# Your instructions:
Omit every picture and return the rest of the data unaltered.

# Given entries:
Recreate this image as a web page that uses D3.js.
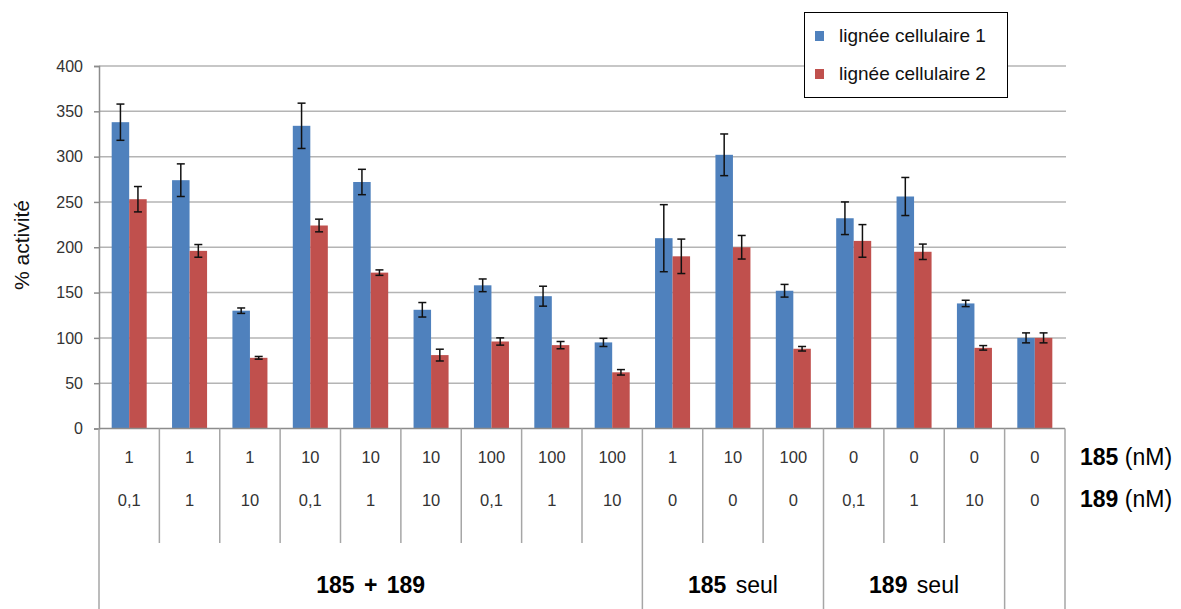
<!DOCTYPE html>
<html>
<head>
<meta charset="utf-8">
<script src="https://cdn.jsdelivr.net/npm/d3@7"></script>
<style>
  body { margin: 0; background: #fff; }
  svg { display: block; font-family: "Liberation Sans", Arial, sans-serif; }
</style>
</head>
<body>
<div id="graph"></div>
<script>
"use strict";

const width = 1181,
      height = 609;

// data
const conc185 = ["1", "1", "1", "10", "10", "10", "100", "100", "100", "1", "10", "100", "0", "0", "0", "0"];
const conc189 = ["0,1", "1", "10", "0,1", "1", "10", "0,1", "1", "10", "0", "0", "0", "0,1", "1", "10", "0"];
const cell1 = [338, 274, 130, 334, 272, 131, 158, 146, 95, 210, 302, 152, 232, 256, 138, 100];
const cell1Err = [20, 18, 3, 25, 14, 8, 7, 11, 4.5, 37, 23, 7, 18, 21, 3.5, 5.5];
const cell2 = [253, 196, 78, 224, 172, 81, 96, 92, 62, 190, 200, 88, 207, 195, 89, 100];
const cell2Err = [14, 7, 1.5, 7, 3, 6.5, 4, 4, 3, 19, 13, 2.5, 18, 8.5, 2.5, 5.5];
const seriesNames = ["lignée cellulaire 1", "lignée cellulaire 2"];
const groupBold = ["185 + 189", "185", "189", ""];
const groupRest = ["", " seul", " seul", ""];
const groupSpans = [9, 3, 3, 1];
const yTicks = [0, 50, 100, 150, 200, 250, 300, 350, 400];

const colors = ["#4F81BD", "#C0504D"];
const gridColor = "#b4b4b4";
const lineColor = "#a6a6a6";

const svg = d3.select("#graph")
    .append("svg")
    .attr("width", width)
    .attr("height", height);

const plotLeft = 99, plotRight = 1065, plotTop = 66, zero = 428.5;

const x0 = d3.scaleBand()
    .domain(d3.range(conc185.length))
    .range([plotLeft, plotRight])
    .paddingInner(0.42)
    .paddingOuter(0.21);

const x1 = d3.scaleBand()
    .domain([0, 1])
    .range([0, x0.bandwidth()]);

const y = d3.scaleLinear()
    .domain([0, 400])
    .range([zero, plotTop]);

// gridlines
svg.append("g")
    .selectAll("line")
    .data(yTicks.filter(d => d > 0))
    .enter()
    .append("line")
    .attr("x1", plotLeft)
    .attr("x2", plotRight + 1)
    .attr("y1", d => y(d))
    .attr("y2", d => y(d))
    .attr("stroke", gridColor)
    .attr("stroke-width", 1.5);

// y axis
const yAxis = svg.append("g")
    .attr("transform", "translate(" + plotLeft + ",0)")
    .call(d3.axisLeft(y).tickValues(yTicks).tickSize(5).tickPadding(11));
yAxis.select(".domain").attr("stroke", "#8c8c8c").attr("stroke-width", 1.5);
yAxis.selectAll(".tick line").attr("stroke", "#8c8c8c").attr("stroke-width", 1.5);
yAxis.selectAll(".tick text")
    .attr("font-size", 16)
    .attr("fill", "#333")
    .attr("font-family", "Liberation Sans, Arial, sans-serif");

svg.append("text")
    .attr("transform", "translate(29,245) rotate(-90)")
    .attr("text-anchor", "middle")
    .attr("font-size", 21)
    .attr("fill", "#111")
    .text("% activité");

// bars
const series = [
    { vals: cell1, errs: cell1Err },
    { vals: cell2, errs: cell2Err }
];

series.forEach(function (s, k) {
    const g = svg.append("g");
    g.selectAll("rect")
        .data(s.vals)
        .enter()
        .append("rect")
        .attr("x", (d, i) => x0(i) + x1(k))
        .attr("y", d => y(d))
        .attr("width", x1.bandwidth())
        .attr("height", d => y(0) - y(d))
        .attr("fill", colors[k]);

    const eb = svg.append("g")
        .attr("stroke", "#111")
        .attr("stroke-width", 1.5);
    s.vals.forEach(function (v, i) {
        const cx = x0(i) + x1(k) + x1.bandwidth() / 2;
        const e = s.errs[i];
        eb.append("line")
            .attr("x1", cx).attr("x2", cx)
            .attr("y1", y(v + e)).attr("y2", y(v - e));
        eb.append("line")
            .attr("x1", cx - 4).attr("x2", cx + 4)
            .attr("y1", y(v + e)).attr("y2", y(v + e));
        eb.append("line")
            .attr("x1", cx - 4).attr("x2", cx + 4)
            .attr("y1", y(v - e)).attr("y2", y(v - e));
    });
});

// category table
const step = x0.step();
const table = svg.append("g");

table.append("line")
    .attr("x1", plotLeft).attr("x2", plotRight)
    .attr("y1", zero).attr("y2", zero)
    .attr("stroke", "#8c8c8c")
    .attr("stroke-width", 1.5);

// group boundaries
let groupEdges = [0];
groupSpans.forEach(function (n) { groupEdges.push(groupEdges[groupEdges.length - 1] + n); });

d3.range(conc185.length + 1).forEach(function (i) {
    const isGroup = groupEdges.indexOf(i) >= 0;
    table.append("line")
        .attr("x1", plotLeft + i * step)
        .attr("x2", plotLeft + i * step)
        .attr("y1", zero)
        .attr("y2", isGroup ? height : 543)
        .attr("stroke", lineColor)
        .attr("stroke-width", 1.5);
});

table.selectAll(".r185")
    .data(conc185)
    .enter()
    .append("text")
    .attr("x", (d, i) => x0(i) + x0.bandwidth() / 2)
    .attr("y", 463)
    .attr("text-anchor", "middle")
    .attr("font-size", 16.5)
    .attr("fill", "#333")
    .text(d => d);

table.selectAll(".r189")
    .data(conc189)
    .enter()
    .append("text")
    .attr("x", (d, i) => x0(i) + x0.bandwidth() / 2)
    .attr("y", 506)
    .attr("text-anchor", "middle")
    .attr("font-size", 16.5)
    .attr("fill", "#333")
    .text(d => d);

groupBold.forEach(function (b, j) {
    const cx = plotLeft + (groupEdges[j] + groupEdges[j + 1]) / 2 * step;
    const t = table.append("text")
        .attr("x", cx)
        .attr("y", 593)
        .attr("text-anchor", "middle")
        .attr("font-size", 23)
        .attr("word-spacing", 3)
        .attr("fill", "#000");
    t.append("tspan").attr("font-weight", "bold").text(b);
    t.append("tspan").text(groupRest[j]);
});

[["185", " (nM)", 465], ["189", " (nM)", 507]].forEach(function (r) {
    const t = svg.append("text")
        .attr("x", 1080)
        .attr("y", r[2])
        .attr("font-size", 23)
        .attr("fill", "#000");
    t.append("tspan").attr("font-weight", "bold").text(r[0]);
    t.append("tspan").text(r[1]);
});

// legend
const legend = svg.append("g");
legend.append("rect")
    .attr("x", 804.5).attr("y", 12.5)
    .attr("width", 203).attr("height", 85)
    .attr("fill", "#fff")
    .attr("stroke", "#000")
    .attr("stroke-width", 1);

seriesNames.forEach(function (n, k) {
    const ly = 36 + k * 38;
    legend.append("rect")
        .attr("x", 815).attr("y", ly - 5)
        .attr("width", 9).attr("height", 10)
        .attr("fill", colors[k]);
    legend.append("text")
        .attr("x", 839).attr("y", ly + 6)
        .attr("font-size", 19)
        .attr("fill", "#111")
        .text(n);
});
</script>
</body>
</html>
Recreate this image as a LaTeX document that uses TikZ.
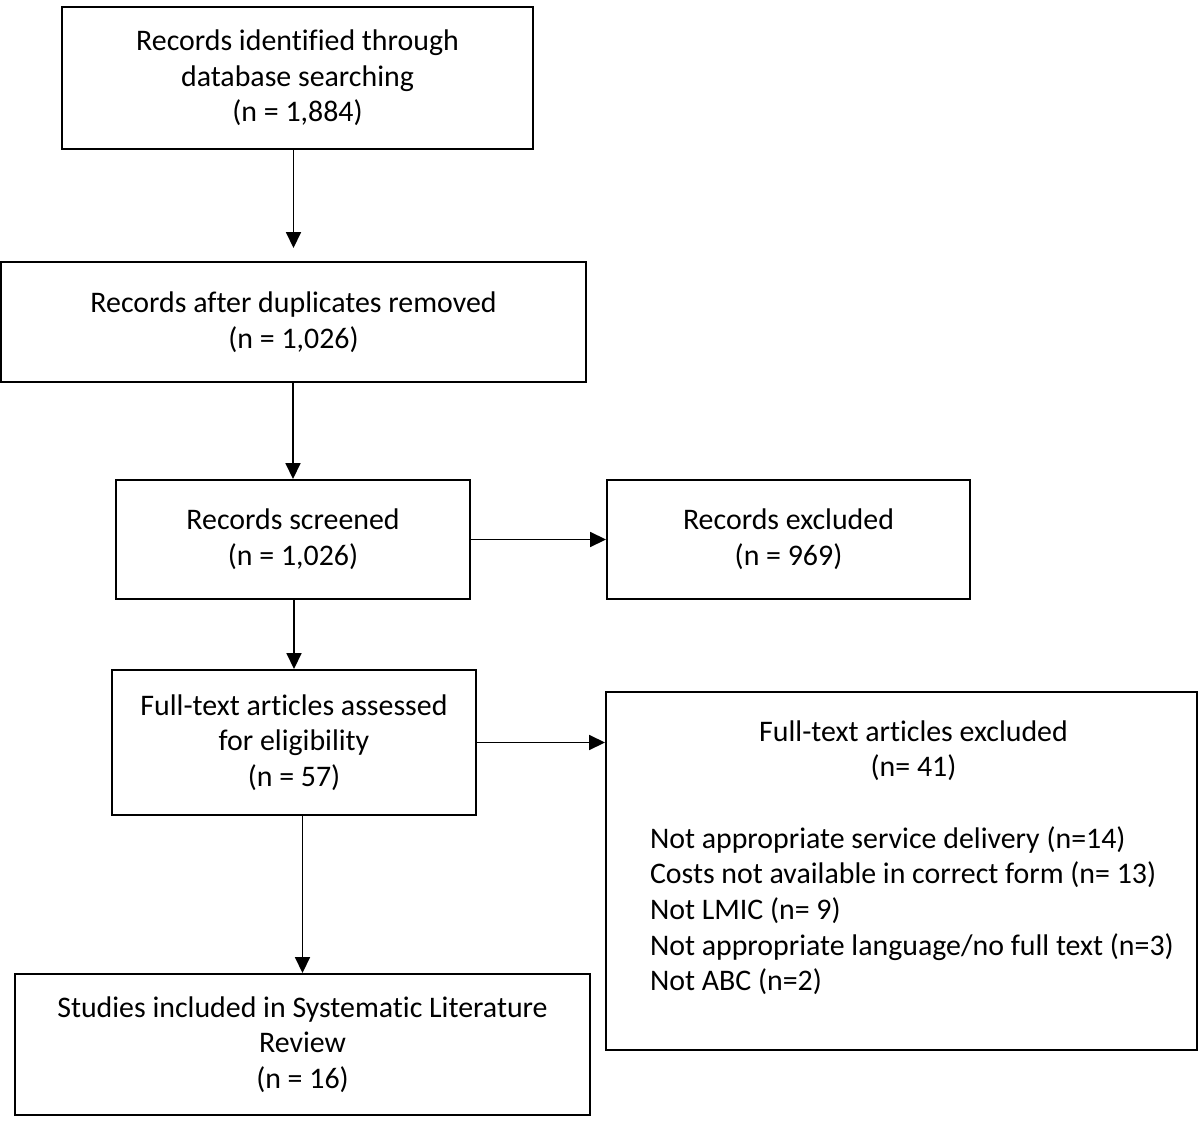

# Answer for the task:
Recreate this image as a web page that uses D3.js.
<!DOCTYPE html>
<html>
<head>
<meta charset="utf-8">
<script src="https://cdn.jsdelivr.net/npm/d3@7"></script>
<style>
  body { margin: 0; background: #fff; }
  svg { display: block; font-family: "Liberation Sans", Arial, sans-serif; }
</style>
</head>
<body>
<div id="graph"></div>
<script>
"use strict";

const width = 1181,
      height = 609;

// data
const conc185 = ["1", "1", "1", "10", "10", "10", "100", "100", "100", "1", "10", "100", "0", "0", "0", "0"];
const conc189 = ["0,1", "1", "10", "0,1", "1", "10", "0,1", "1", "10", "0", "0", "0", "0,1", "1", "10", "0"];
const cell1 = [338, 274, 130, 334, 272, 131, 158, 146, 95, 210, 302, 152, 232, 256, 138, 100];
const cell1Err = [20, 18, 3, 25, 14, 8, 7, 11, 4.5, 37, 23, 7, 18, 21, 3.5, 5.5];
const cell2 = [253, 196, 78, 224, 172, 81, 96, 92, 62, 190, 200, 88, 207, 195, 89, 100];
const cell2Err = [14, 7, 1.5, 7, 3, 6.5, 4, 4, 3, 19, 13, 2.5, 18, 8.5, 2.5, 5.5];
const seriesNames = ["lignée cellulaire 1", "lignée cellulaire 2"];
const groupBold = ["185 + 189", "185", "189", ""];
const groupRest = ["", " seul", " seul", ""];
const groupSpans = [9, 3, 3, 1];
const yTicks = [0, 50, 100, 150, 200, 250, 300, 350, 400];

const colors = ["#4F81BD", "#C0504D"];
const gridColor = "#b4b4b4";
const lineColor = "#a6a6a6";

const svg = d3.select("#graph")
    .append("svg")
    .attr("width", width)
    .attr("height", height);

const plotLeft = 99, plotRight = 1065, plotTop = 66, zero = 428.5;

const x0 = d3.scaleBand()
    .domain(d3.range(conc185.length))
    .range([plotLeft, plotRight])
    .paddingInner(0.42)
    .paddingOuter(0.21);

const x1 = d3.scaleBand()
    .domain([0, 1])
    .range([0, x0.bandwidth()]);

const y = d3.scaleLinear()
    .domain([0, 400])
    .range([zero, plotTop]);

// gridlines
svg.append("g")
    .selectAll("line")
    .data(yTicks.filter(d => d > 0))
    .enter()
    .append("line")
    .attr("x1", plotLeft)
    .attr("x2", plotRight + 1)
    .attr("y1", d => y(d))
    .attr("y2", d => y(d))
    .attr("stroke", gridColor)
    .attr("stroke-width", 1.5);

// y axis
const yAxis = svg.append("g")
    .attr("transform", "translate(" + plotLeft + ",0)")
    .call(d3.axisLeft(y).tickValues(yTicks).tickSize(5).tickPadding(11));
yAxis.select(".domain").attr("stroke", "#8c8c8c").attr("stroke-width", 1.5);
yAxis.selectAll(".tick line").attr("stroke", "#8c8c8c").attr("stroke-width", 1.5);
yAxis.selectAll(".tick text")
    .attr("font-size", 16)
    .attr("fill", "#333")
    .attr("font-family", "Liberation Sans, Arial, sans-serif");

svg.append("text")
    .attr("transform", "translate(29,245) rotate(-90)")
    .attr("text-anchor", "middle")
    .attr("font-size", 21)
    .attr("fill", "#111")
    .text("% activité");

// bars
const series = [
    { vals: cell1, errs: cell1Err },
    { vals: cell2, errs: cell2Err }
];

series.forEach(function (s, k) {
    const g = svg.append("g");
    g.selectAll("rect")
        .data(s.vals)
        .enter()
        .append("rect")
        .attr("x", (d, i) => x0(i) + x1(k))
        .attr("y", d => y(d))
        .attr("width", x1.bandwidth())
        .attr("height", d => y(0) - y(d))
        .attr("fill", colors[k]);

    const eb = svg.append("g")
        .attr("stroke", "#111")
        .attr("stroke-width", 1.5);
    s.vals.forEach(function (v, i) {
        const cx = x0(i) + x1(k) + x1.bandwidth() / 2;
        const e = s.errs[i];
        eb.append("line")
            .attr("x1", cx).attr("x2", cx)
            .attr("y1", y(v + e)).attr("y2", y(v - e));
        eb.append("line")
            .attr("x1", cx - 4).attr("x2", cx + 4)
            .attr("y1", y(v + e)).attr("y2", y(v + e));
        eb.append("line")
            .attr("x1", cx - 4).attr("x2", cx + 4)
            .attr("y1", y(v - e)).attr("y2", y(v - e));
    });
});

// category table
const step = x0.step();
const table = svg.append("g");

table.append("line")
    .attr("x1", plotLeft).attr("x2", plotRight)
    .attr("y1", zero).attr("y2", zero)
    .attr("stroke", "#8c8c8c")
    .attr("stroke-width", 1.5);

// group boundaries
let groupEdges = [0];
groupSpans.forEach(function (n) { groupEdges.push(groupEdges[groupEdges.length - 1] + n); });

d3.range(conc185.length + 1).forEach(function (i) {
    const isGroup = groupEdges.indexOf(i) >= 0;
    table.append("line")
        .attr("x1", plotLeft + i * step)
        .attr("x2", plotLeft + i * step)
        .attr("y1", zero)
        .attr("y2", isGroup ? height : 543)
        .attr("stroke", lineColor)
        .attr("stroke-width", 1.5);
});

table.selectAll(".r185")
    .data(conc185)
    .enter()
    .append("text")
    .attr("x", (d, i) => x0(i) + x0.bandwidth() / 2)
    .attr("y", 463)
    .attr("text-anchor", "middle")
    .attr("font-size", 16.5)
    .attr("fill", "#333")
    .text(d => d);

table.selectAll(".r189")
    .data(conc189)
    .enter()
    .append("text")
    .attr("x", (d, i) => x0(i) + x0.bandwidth() / 2)
    .attr("y", 506)
    .attr("text-anchor", "middle")
    .attr("font-size", 16.5)
    .attr("fill", "#333")
    .text(d => d);

groupBold.forEach(function (b, j) {
    const cx = plotLeft + (groupEdges[j] + groupEdges[j + 1]) / 2 * step;
    const t = table.append("text")
        .attr("x", cx)
        .attr("y", 593)
        .attr("text-anchor", "middle")
        .attr("font-size", 23)
        .attr("word-spacing", 3)
        .attr("fill", "#000");
    t.append("tspan").attr("font-weight", "bold").text(b);
    t.append("tspan").text(groupRest[j]);
});

[["185", " (nM)", 465], ["189", " (nM)", 507]].forEach(function (r) {
    const t = svg.append("text")
        .attr("x", 1080)
        .attr("y", r[2])
        .attr("font-size", 23)
        .attr("fill", "#000");
    t.append("tspan").attr("font-weight", "bold").text(r[0]);
    t.append("tspan").text(r[1]);
});

// legend
const legend = svg.append("g");
legend.append("rect")
    .attr("x", 804.5).attr("y", 12.5)
    .attr("width", 203).attr("height", 85)
    .attr("fill", "#fff")
    .attr("stroke", "#000")
    .attr("stroke-width", 1);

seriesNames.forEach(function (n, k) {
    const ly = 36 + k * 38;
    legend.append("rect")
        .attr("x", 815).attr("y", ly - 5)
        .attr("width", 9).attr("height", 10)
        .attr("fill", colors[k]);
    legend.append("text")
        .attr("x", 839).attr("y", ly + 6)
        .attr("font-size", 19)
        .attr("fill", "#111")
        .text(n);
});
</script>
</body>
</html>
Recreate this image as a LaTeX document that uses TikZ.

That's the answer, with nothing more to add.